We’re in a moment of foggy uncertainty, and that’s often when outcomes vary the most.

Chang
I don’t see this momentum slowing anytime soon. We’ve observed substantial investments in infrastructure; this year, we expect those investments to begin translating into significant enterprise value at the application level.

Bankiya
AI will stay a high-interest topic unless there are drastic negative influences that alter the landscape, like an energy crisis or spikes in default rates.

What is something unexpected that could happen in 2026 in the world of venture and startups?

Norman
One surprising development in 2026 may be the quiet conclusion of the “ChatGPT-first” approach in startups. This won’t be due to a decline in the importance of generative AI, but rather because no single model will dominate as the starting point. As AI models diversify, tech companies will have to redesign their products accordingly. Founders in 2026 who adapt to a multi-model environment will shift their focus toward specialization.

For example, Anthropic is gaining traction because Claude Code excels in collaborative building.

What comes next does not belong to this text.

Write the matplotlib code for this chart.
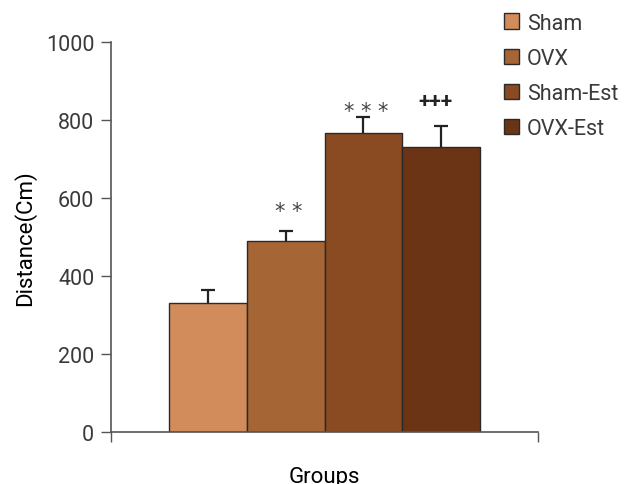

Google, with Gemini 3, is combining top-notch image and video generation with powerful multimodal capabilities. This combination is creating strong competitive advantages. In 2026, the choice of model will be more about infrastructure rather than a competitive edge. The winners will be those that efficiently integrate multiple models, simplify complexity for users, and develop proprietary workflows.

Blumberg
Many successful startups may emerge with only one or two rounds of funding due to AI tools enabling early-stage companies to reach profitability without excessive expenditures. While large language models (LLMs) will be ubiquitous, companies might scale back their use in favor of more controlled applications as they prioritize clarity, costs, and reliability. This could lead to increased reliance on smaller or hybrid models.

Taylor
The end of the Russia-Ukraine conflict could usher in a wave of investment in Ukrainian founders, recognized as some of the best globally! Additionally, two surprising trends will emerge: an uptick of international firms, particularly from Latin America, going public in New York, and significant technology IPOs from the Middle East, with local listings. With companies like Tabby debuting on the Saudi Stock Exchange, it will challenge conventional views on global tech leadership.